"L’Isola che c’è" nel mare dei tagli: chiude la struttura per le mamme dei neonati prematuri

L’Asl riduce i fondi alla struttura e cancella anni di lavoro. Raccolta firme con tremila adesioni. Domenica corteo sotto la Torre

Lo striscione esposto ieri mattina al Santa Chiara

Lo striscione esposto ieri mattina al Santa Chiara

Pisa, 25 settembre 2015 - Nel cuore di Pisa c’è un posto colorato e luminoso. Proprio come dovrebbero essere i primi secondi di vita di ogni essere umano. Questo posto si chiama L’isola che c’è ed è situato all’interno dell’ospedale Santa Chiara di Pisa, proprio accanto all’ingresso di via Roma, nel piazzale degli Spedalighi. Attivo dal 2002 grazie all’associazione Apan (Associazione Pisana Amici del Neonato), offre supporto psicologico e sociale alle mamme e alle famiglie dei bambini nati pretermine o con patologie alla nascita. E costituisce un antidoto a chi, come le mamme di un bambino prematuro, rischia di sentirsi solo e abbandonato. Ne sono la prova tangibile le testimonianze delle oltre 1.700 mamme che in questi tredici anni hanno passato giorni e mesi delicatissimi fra quelle mura, per fortuna, amiche.

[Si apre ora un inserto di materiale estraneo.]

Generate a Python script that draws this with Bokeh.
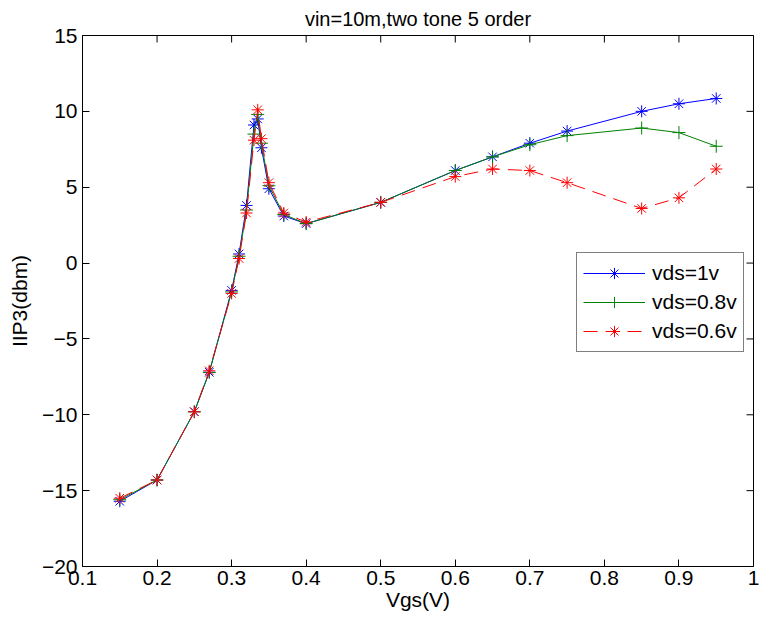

Questo genuino esempio di umanità e socialità, però, è destinato a chiudere il 30 settembre. Motivo? Tagli trasversali. Bilancio. Soldi, insomma, che sono stati tagliati con una delibera Asl della scorsa primavera. La struttura per il 2015 riceverà infatti un contributo di 40mila euro (erano 60mila nel 2002, all’apertura e 50mila lo scorso anno): troppo pochi rispetto alle spese per andare avanti. E la stessa associazione, che già destina altri 10mila euro al progetto (tra cobntributi propri, donazioni e raccolte del 5 per mille), soldi necessari a coprire le spese alimentari e quelle vive di gestione, è costretta ad alzare bandiera bianca. Da qui l’annuncio: il 30 settembre si chiude.

È la decisione che Cristina Galavotti, fondatrice della casa alloggio e assistente sociale, ha preso assieme alle colleghe Manuela Austeri (counselor), Anna Simonetti (assistente sociale) e Giulia Simone (educatrice). Che sono in prima linea per tenere aperta la casa e portare avanti l’attività.

"Siamo il punto di collegamento fra l’ospedale e la casa – spiega Cristina, che quindici anni fa ha deciso di fondare l’associazione dopo essersi trovata nella stessa situazione delle migliaia di mamme che ha incontrato –. Vedevo mio figlio Tommaso, nato di 28 settimane e di appena un chilo, da un vetro per massimo mezz’ora e per oltre quattro mesi non l’ho potuto toccare. Ho praticamente vissuto sulla panchina di fronte al reparto di maternità. Grazie al lavoro dell’associazione, poi, il reparto è diventato molto più accessibile". Un’avventura che non può certo finire per ragioni economiche.

"Abbiamo inviato molte mail alla Società della Salute per chiedere l’integrazione delle risorse, ma non ci hanno risposto. Vorremmo solo una programmazione minimo triennale, per grattare via la vernice di precarietà che contraddistingue la nostra attività: è uno scandalo che non siamo riconosciuti come servizio dell’ospedale, non c’è dialogo. Solo la neonatologia non ci ha mai abbandonati". Le testimonianze di affetto e solidarietà non si contano. C’è ad esempio Pamela Agape, attualmente ospite nella casa alloggio. Residente a Monza, era in vacanza in Toscana quando si è rotto il sacco. Adam Michael è nato con ritardo di crescita in utero a 28 settimane ma Pamela ha trovato ne "L’isola che c’è" un vero e proprio riferimento.

"Alloggiare in albergo sarebbe stato impossibile – racconta –. Mi sto trovando benissimo e ho condiviso la mia storia con quella di altre mamme". Da questa e da altre storie è partita la raccolta firme su change.org (dove bisogna cercare "la cura del neonato e della sua famiglia"), che viaggia verso le tremila adesioni, e l’idea di manifestare sotto la Torre domenica alle 11, partendo proprio dalla casa alloggio.

Sono invitate tutte le mamme che in questi anni sono passate di qui, i loro figli naturalmente, le autorità e il mondo dell’associazionismo. Appuntamento a domenica, quindi, per dare anche ai bambini più fragili quel futuro colorato e luminoso che appare scontato. Per dare una definizione più vera e reale della bellezza, che oggi sembra passare solo dalle pubblicità a reti unificate.